Excerpts from JPM Equity Strategist Kolanovic 2020 outlook via Heisenberg report
So, what about 2020? Well, he’s glad you asked. “While investors increased equity positioning over the past month (in the aftermath of phase 1 trade progress), our assessment is that investors have net exposure that is close to historical averages”, he says, adding that “positioning is higher for systematic funds (e.g., volatility sensitive strategies and CTAs in ~75th percentile), but lower for discretionary and fundamental managers (e.g., discretionary funds ~40th percentile)”.
Next year, he expects outflows from bonds and inflows into equity funds, supporting stocks alongside the relatively benign macro outlook and assumed room for more re-leveraging from the fundamental/discretionary crowd.
Taking that into account, Kolanovic says “equities can still move higher, and we are setting our S&P 500 2020 price target at 3,400… based on our EPS forecast of 180 and multiple of ~19x”.

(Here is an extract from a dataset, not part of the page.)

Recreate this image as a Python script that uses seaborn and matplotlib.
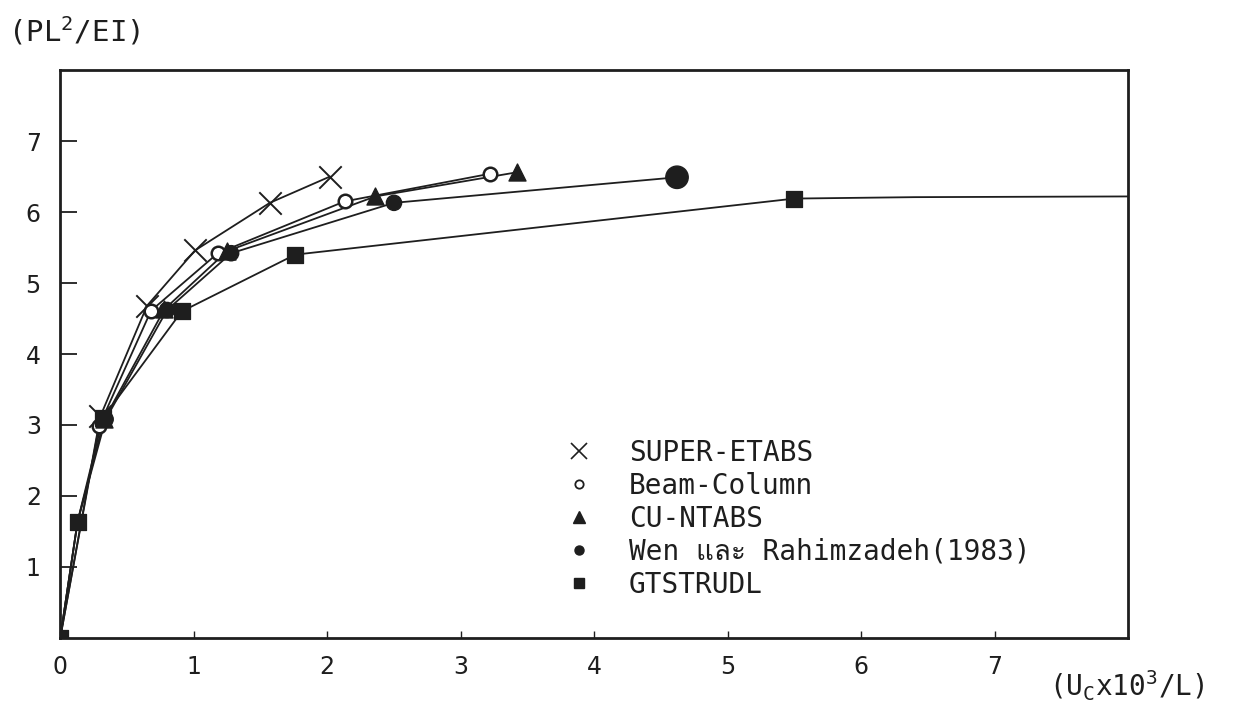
import matplotlib
matplotlib.use("Agg")
import matplotlib.pyplot as plt
from matplotlib import font_manager
from matplotlib.ft2font import FT2Font
from matplotlib.lines import Line2D
import seaborn as sns
import pandas as pd

# Load-deflection curves for the five analysis programs
super_etabs_x = [0.0, 0.30, 0.65, 1.01, 1.57, 2.02]
super_etabs_y = [0.0, 3.12, 4.68, 5.46, 6.13, 6.50]

beam_column_x = [0.0, 0.29, 0.68, 1.18, 2.13, 3.22]
beam_column_y = [0.0, 2.98, 4.61, 5.42, 6.15, 6.54]

cu_ntabs_x = [0.0, 0.13, 0.33, 0.78, 1.25, 2.36, 3.42]
cu_ntabs_y = [0.0, 1.64, 3.08, 4.63, 5.45, 6.22, 6.56]

wen_x = [0.0, 0.13, 0.34, 0.80, 1.28, 2.50, 4.62]
wen_y = [0.0, 1.64, 3.08, 4.62, 5.42, 6.13, 6.49]

gtstrudl_x = [0.0, 0.13, 0.32, 0.91, 1.76, 5.50, 6.40, 8.00]
gtstrudl_y = [0.0, 1.64, 3.10, 4.60, 5.40, 6.19, 6.21, 6.22]
gtstrudl_marked = [True, True, True, True, True, True, False, False]

series_names = ["SUPER-ETABS", "Beam-Column", "CU-NTABS",
                "Wen และ Rahimzadeh(1983)", "GTSTRUDL"]

x_ticks = [0, 1, 2, 3, 4, 5, 6, 7]
y_ticks = [1, 2, 3, 4, 5, 6, 7]

sns.set_theme(style="white")

# find an installed face that can draw Thai script for the legend
thai_font = None
for fe in font_manager.fontManager.ttflist:
    try:
        if 0x0E41 in FT2Font(fe.fname).get_charmap():
            thai_font = fe.name
            break
    except Exception:
        pass
mono = ["DejaVu Sans Mono"] + ([thai_font] if thai_font else [])
plt.rcParams["font.family"] = ["DejaVu Sans"]
plt.rcParams["mathtext.fontset"] = "custom"
plt.rcParams["mathtext.rm"] = "DejaVu Sans Mono"
plt.rcParams["mathtext.it"] = "DejaVu Sans Mono"
plt.rcParams["mathtext.default"] = "rm"

ink = "#1e1e1e"
fig = plt.figure(figsize=(12.55, 7.01), dpi=100)
fig.patch.set_facecolor("white")
ax = fig.add_axes([0.048, 0.090, 0.851, 0.810])
ax.set_facecolor("white")

frames = []
for name, xs, ys in [(series_names[0], super_etabs_x, super_etabs_y),
                     (series_names[1], beam_column_x, beam_column_y),
                     (series_names[2], cu_ntabs_x, cu_ntabs_y),
                     (series_names[3], wen_x, wen_y),
                     (series_names[4], gtstrudl_x, gtstrudl_y)]:
    frames.append(pd.DataFrame({"u": xs, "p": ys, "series": name}))
df = pd.concat(frames, ignore_index=True)

# connecting lines
sns.lineplot(data=df, x="u", y="p", units="series", estimator=None,
             sort=False, color=ink, lw=1.3, ax=ax, legend=False)

# point markers
def pts(name):
    return df[df["series"] == name]

s = pts(series_names[0]).iloc[1:]
sns.scatterplot(data=s, x="u", y="p", marker="x", s=260, color=ink,
                linewidth=1.4, ax=ax, legend=False, zorder=5)
s = pts(series_names[1]).iloc[1:]
ax.scatter(s["u"], s["p"], marker="o", s=95, facecolor="white",
           edgecolor=ink, linewidth=1.8, zorder=5)
s = pts(series_names[2]).iloc[2:]
sns.scatterplot(data=s, x="u", y="p", marker="^", s=150, color=ink,
                edgecolor=ink, ax=ax, legend=False, zorder=5)
s = pts(series_names[3]).iloc[2:]
sizes = [120] * (len(s) - 1) + [260]
ax.scatter(s["u"], s["p"], marker="o", s=sizes, color=ink, zorder=5)
s = pts(series_names[4])
s = s[gtstrudl_marked]
sns.scatterplot(data=s, x="u", y="p", marker="s", s=130, color=ink,
                edgecolor=ink, ax=ax, legend=False, zorder=6)

ax.set_xlim(0, 8)
ax.set_ylim(0, 8)
ax.set_xticks(x_ticks)
ax.set_yticks(y_ticks)
ax.set_xticklabels([str(t) for t in x_ticks], fontsize=17, color=ink)
ax.set_yticklabels([str(t) for t in y_ticks], fontsize=17, color=ink)
ax.tick_params(axis="x", direction="in", length=5, width=1.0, pad=12,
               color=ink, bottom=True)
ax.tick_params(axis="y", direction="in", length=12, width=1.3, pad=14,
               color=ink, left=True)
ax.set_xlabel("")
ax.set_ylabel("")
for sp in ax.spines.values():
    sp.set_visible(True)
    sp.set_color(ink)
    sp.set_linewidth(2.0)

fig.text(0.006, 0.955, r"(PL$^{2}$/EI)", fontsize=21, color=ink,
         family=mono, ha="left", va="center")
fig.text(0.836, 0.022, r"(U$_{C}$x10$^{3}$/L)", fontsize=20, color=ink,
         family=mono, ha="left", va="center")

handles = [
    Line2D([], [], ls="none", marker="x", ms=12, mew=1.2, color=ink),
    Line2D([], [], ls="none", marker="o", ms=6, mfc="white", mec=ink, mew=1.3),
    Line2D([], [], ls="none", marker="^", ms=8, color=ink),
    Line2D([], [], ls="none", marker="o", ms=6.5, color=ink),
    Line2D([], [], ls="none", marker="s", ms=6.5, color=ink),
]
leg = ax.legend(handles, series_names, loc="upper left",
                bbox_to_anchor=(0.462, 0.370), frameon=False,
                prop={"family": mono, "size": 20},
                labelspacing=0.18, handletextpad=1.3, handlelength=1.0,
                borderaxespad=0)
for t in leg.get_texts():
    t.set_color(ink)

fig.savefig("out.png", dpi=100, facecolor="white")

For 2020, Marko largely reiterates that view, noting that the bank’s fair value model calls for a 15 VIX, but adding that between “incremental central bank support, our positive view on PMIs and trade war developments, we would lower that target by ~0.5 to 1 point relative to 2019”. Here’s a bit more:
Similar to our 2019 forecast, we think the median VIX will be realized with the most prevalent reading of ~12 and likely one or two bouts of volatility into a 15-25 range. As such, we think that the outlook for short volatility strategies is only marginally better than last year.
As for the risks to the outlook, it’s pretty simple, really. The risks center around US trade policies, namely, whether there’s another escalation that “injects volatility into financial markets”. Such an escalation, Kolanovic warns, could “prevent a PMI recovery and could even cause a recession”.